[START]

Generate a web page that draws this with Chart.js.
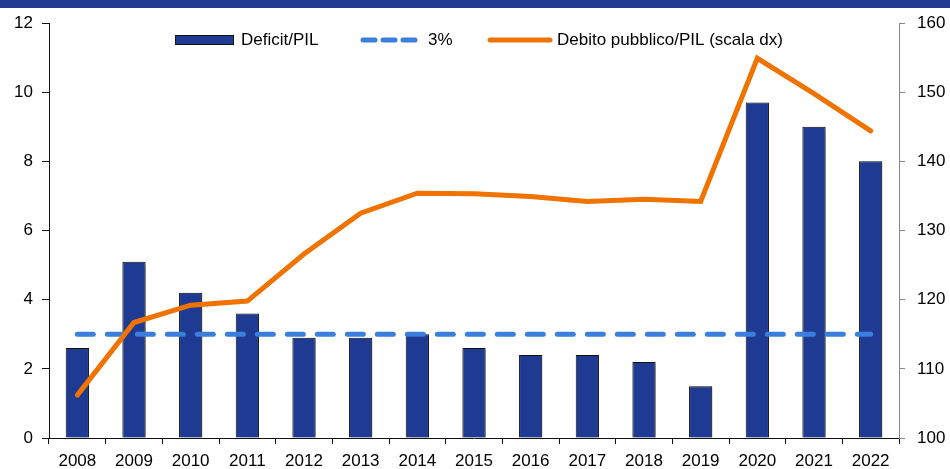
<!DOCTYPE html>
<html>
<head>
<meta charset="utf-8">
<script src="https://cdn.jsdelivr.net/npm/chart.js@4.4.0/dist/chart.umd.min.js"></script>
<style>
  html, body { margin: 0; padding: 0; background: #fff; }
  #wrap { width: 950px; height: 469px; position: relative; }
</style>
</head>
<body>
<div id="wrap"><canvas id="chart" width="950" height="469"></canvas></div>
<script>
const years = ['2008', '2009', '2010', '2011', '2012', '2013', '2014', '2015', '2016', '2017', '2018', '2019', '2020', '2021', '2022'];
const deficit = [2.6, 5.1, 4.2, 3.6, 2.9, 2.9, 3.0, 2.6, 2.4, 2.4, 2.2, 1.5, 9.7, 9.0, 8.0];
const threshold = [3, 3, 3, 3, 3, 3, 3, 3, 3, 3, 3, 3, 3, 3, 3];
const debt = [106.2, 116.7, 119.2, 119.8, 126.6, 132.5, 135.4, 135.3, 134.9, 134.2, 134.5, 134.2, 154.9, 149.8, 144.4];
const leftTicks = [0, 2, 4, 6, 8, 10, 12];
const rightTicks = [100, 110, 120, 130, 140, 150, 160];

const FONT = '"Liberation Sans", Arial, sans-serif';
const BAR_COLOR = '#1f3a93';
const DASH_COLOR = '#3b7fdc';
const LINE_COLOR = '#f07300';

// dark band on top + legend drawn inside the plot area
const decor = {
    id: 'decor',
    beforeDraw(chart) {
        const ctx = chart.ctx;
        ctx.save();
        ctx.fillStyle = '#213a92';
        ctx.fillRect(0, 0, chart.width, 8);
        ctx.restore();
    },
    afterDraw(chart) {
        const ctx = chart.ctx;
        const y = 40;
        ctx.save();
        ctx.font = '17px ' + FONT;
        ctx.textBaseline = 'middle';

        ctx.fillStyle = BAR_COLOR;
        ctx.fillRect(175, 35, 59, 10);
        ctx.strokeStyle = '#111';
        ctx.lineWidth = 1;
        ctx.strokeRect(175.5, 35.5, 58, 9);
        ctx.fillStyle = '#000';
        ctx.fillText('Deficit/PIL', 241, y);

        ctx.strokeStyle = DASH_COLOR;
        ctx.lineWidth = 5;
        ctx.lineCap = 'round';
        [363, 383, 403].forEach(x => {
            ctx.beginPath();
            ctx.moveTo(x, y);
            ctx.lineTo(x + 12, y);
            ctx.stroke();
        });
        ctx.fillText('3%', 428, y);

        ctx.strokeStyle = LINE_COLOR;
        ctx.beginPath();
        ctx.moveTo(490, y);
        ctx.lineTo(550, y);
        ctx.stroke();
        ctx.fillText('Debito pubblico/PIL (scala dx)', 557, y);
        ctx.restore();
    }
};

// soft shadow behind the bars
const barShadow = {
    id: 'barShadow',
    beforeDatasetDraw(chart, args) {
        if (args.index !== 0) return;
        const ctx = chart.ctx;
        ctx.save();
        ctx.shadowColor = 'rgba(0,0,0,0.35)';
        ctx.shadowBlur = 3;
        ctx.shadowOffsetX = 2;
        ctx.shadowOffsetY = 1;
    },
    afterDatasetDraw(chart, args) {
        if (args.index !== 0) return;
        chart.ctx.restore();
    }
};

const ctx = document.getElementById('chart').getContext('2d');
new Chart(ctx, {
    type: 'bar',
    data: {
        labels: years,
        datasets: [
            {
                type: 'bar',
                label: 'Deficit/PIL',
                data: deficit,
                backgroundColor: BAR_COLOR,
                borderColor: '#111',
                borderWidth: 1,
                barPercentage: 0.41,
                categoryPercentage: 1,
                yAxisID: 'y',
                order: 3
            },
            {
                type: 'line',
                label: '3%',
                data: threshold,
                borderColor: DASH_COLOR,
                borderWidth: 5,
                borderDash: [16, 14],
                borderCapStyle: 'round',
                pointRadius: 0,
                tension: 0,
                yAxisID: 'y',
                order: 2
            },
            {
                type: 'line',
                label: 'Debito pubblico/PIL (scala dx)',
                data: debt,
                borderColor: LINE_COLOR,
                borderWidth: 5,
                borderCapStyle: 'round',
                borderJoinStyle: 'miter',
                pointRadius: 0,
                tension: 0,
                yAxisID: 'y2',
                order: 1
            }
        ]
    },
    options: {
        responsive: false,
        animation: false,
        devicePixelRatio: 1,
        layout: { padding: { top: 23, left: 0, right: 0, bottom: 0 } },
        plugins: {
            legend: { display: false },
            tooltip: { enabled: false }
        },
        scales: {
            x: {
                offset: true,
                afterFit: s => { s.height = 31; },
                grid: { offset: true, drawOnChartArea: false, tickLength: 6, color: '#111', lineWidth: 1 },
                border: { color: '#111', width: 1 },
                ticks: { color: '#000', font: { family: FONT, size: 17 }, padding: 7, maxRotation: 0, autoSkip: false }
            },
            y: {
                position: 'left',
                min: 0,
                max: 12,
                afterFit: s => { s.width = 49; },
                afterBuildTicks: s => { s.ticks = leftTicks.map(v => ({ value: v })); },
                grid: { drawOnChartArea: false, tickLength: 7, color: '#111' },
                border: { color: '#111', width: 1 },
                ticks: { color: '#000', font: { family: FONT, size: 17 }, padding: 9 }
            },
            y2: {
                position: 'right',
                min: 100,
                max: 160,
                afterFit: s => { s.width = 51; },
                afterBuildTicks: s => { s.ticks = rightTicks.map(v => ({ value: v })); },
                grid: { drawOnChartArea: false, tickLength: 6, color: '#888' },
                border: { color: '#888', width: 1 },
                ticks: { color: '#000', font: { family: FONT, size: 17 }, padding: 12 }
            }
        }
    },
    plugins: [decor, barShadow]
});
</script>
</body>
</html>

[END]

■ YOUR INSTRUCTIONS ■
Retype the whole listing exactly and leave the pictures out.

■ THE REPLY ■
Generate a web page that draws this with Chart.js.
<!DOCTYPE html>
<html>
<head>
<meta charset="utf-8">
<script src="https://cdn.jsdelivr.net/npm/chart.js@4.4.0/dist/chart.umd.min.js"></script>
<style>
  html, body { margin: 0; padding: 0; background: #fff; }
  #wrap { width: 950px; height: 469px; position: relative; }
</style>
</head>
<body>
<div id="wrap"><canvas id="chart" width="950" height="469"></canvas></div>
<script>
const years = ['2008', '2009', '2010', '2011', '2012', '2013', '2014', '2015', '2016', '2017', '2018', '2019', '2020', '2021', '2022'];
const deficit = [2.6, 5.1, 4.2, 3.6, 2.9, 2.9, 3.0, 2.6, 2.4, 2.4, 2.2, 1.5, 9.7, 9.0, 8.0];
const threshold = [3, 3, 3, 3, 3, 3, 3, 3, 3, 3, 3, 3, 3, 3, 3];
const debt = [106.2, 116.7, 119.2, 119.8, 126.6, 132.5, 135.4, 135.3, 134.9, 134.2, 134.5, 134.2, 154.9, 149.8, 144.4];
const leftTicks = [0, 2, 4, 6, 8, 10, 12];
const rightTicks = [100, 110, 120, 130, 140, 150, 160];

const FONT = '"Liberation Sans", Arial, sans-serif';
const BAR_COLOR = '#1f3a93';
const DASH_COLOR = '#3b7fdc';
const LINE_COLOR = '#f07300';

// dark band on top + legend drawn inside the plot area
const decor = {
    id: 'decor',
    beforeDraw(chart) {
        const ctx = chart.ctx;
        ctx.save();
        ctx.fillStyle = '#213a92';
        ctx.fillRect(0, 0, chart.width, 8);
        ctx.restore();
    },
    afterDraw(chart) {
        const ctx = chart.ctx;
        const y = 40;
        ctx.save();
        ctx.font = '17px ' + FONT;
        ctx.textBaseline = 'middle';

        ctx.fillStyle = BAR_COLOR;
        ctx.fillRect(175, 35, 59, 10);
        ctx.strokeStyle = '#111';
        ctx.lineWidth = 1;
        ctx.strokeRect(175.5, 35.5, 58, 9);
        ctx.fillStyle = '#000';
        ctx.fillText('Deficit/PIL', 241, y);

        ctx.strokeStyle = DASH_COLOR;
        ctx.lineWidth = 5;
        ctx.lineCap = 'round';
        [363, 383, 403].forEach(x => {
            ctx.beginPath();
            ctx.moveTo(x, y);
            ctx.lineTo(x + 12, y);
            ctx.stroke();
        });
        ctx.fillText('3%', 428, y);

        ctx.strokeStyle = LINE_COLOR;
        ctx.beginPath();
        ctx.moveTo(490, y);
        ctx.lineTo(550, y);
        ctx.stroke();
        ctx.fillText('Debito pubblico/PIL (scala dx)', 557, y);
        ctx.restore();
    }
};

// soft shadow behind the bars
const barShadow = {
    id: 'barShadow',
    beforeDatasetDraw(chart, args) {
        if (args.index !== 0) return;
        const ctx = chart.ctx;
        ctx.save();
        ctx.shadowColor = 'rgba(0,0,0,0.35)';
        ctx.shadowBlur = 3;
        ctx.shadowOffsetX = 2;
        ctx.shadowOffsetY = 1;
    },
    afterDatasetDraw(chart, args) {
        if (args.index !== 0) return;
        chart.ctx.restore();
    }
};

const ctx = document.getElementById('chart').getContext('2d');
new Chart(ctx, {
    type: 'bar',
    data: {
        labels: years,
        datasets: [
            {
                type: 'bar',
                label: 'Deficit/PIL',
                data: deficit,
                backgroundColor: BAR_COLOR,
                borderColor: '#111',
                borderWidth: 1,
                barPercentage: 0.41,
                categoryPercentage: 1,
                yAxisID: 'y',
                order: 3
            },
            {
                type: 'line',
                label: '3%',
                data: threshold,
                borderColor: DASH_COLOR,
                borderWidth: 5,
                borderDash: [16, 14],
                borderCapStyle: 'round',
                pointRadius: 0,
                tension: 0,
                yAxisID: 'y',
                order: 2
            },
            {
                type: 'line',
                label: 'Debito pubblico/PIL (scala dx)',
                data: debt,
                borderColor: LINE_COLOR,
                borderWidth: 5,
                borderCapStyle: 'round',
                borderJoinStyle: 'miter',
                pointRadius: 0,
                tension: 0,
                yAxisID: 'y2',
                order: 1
            }
        ]
    },
    options: {
        responsive: false,
        animation: false,
        devicePixelRatio: 1,
        layout: { padding: { top: 23, left: 0, right: 0, bottom: 0 } },
        plugins: {
            legend: { display: false },
            tooltip: { enabled: false }
        },
        scales: {
            x: {
                offset: true,
                afterFit: s => { s.height = 31; },
                grid: { offset: true, drawOnChartArea: false, tickLength: 6, color: '#111', lineWidth: 1 },
                border: { color: '#111', width: 1 },
                ticks: { color: '#000', font: { family: FONT, size: 17 }, padding: 7, maxRotation: 0, autoSkip: false }
            },
            y: {
                position: 'left',
                min: 0,
                max: 12,
                afterFit: s => { s.width = 49; },
                afterBuildTicks: s => { s.ticks = leftTicks.map(v => ({ value: v })); },
                grid: { drawOnChartArea: false, tickLength: 7, color: '#111' },
                border: { color: '#111', width: 1 },
                ticks: { color: '#000', font: { family: FONT, size: 17 }, padding: 9 }
            },
            y2: {
                position: 'right',
                min: 100,
                max: 160,
                afterFit: s => { s.width = 51; },
                afterBuildTicks: s => { s.ticks = rightTicks.map(v => ({ value: v })); },
                grid: { drawOnChartArea: false, tickLength: 6, color: '#888' },
                border: { color: '#888', width: 1 },
                ticks: { color: '#000', font: { family: FONT, size: 17 }, padding: 12 }
            }
        }
    },
    plugins: [decor, barShadow]
});
</script>
</body>
</html>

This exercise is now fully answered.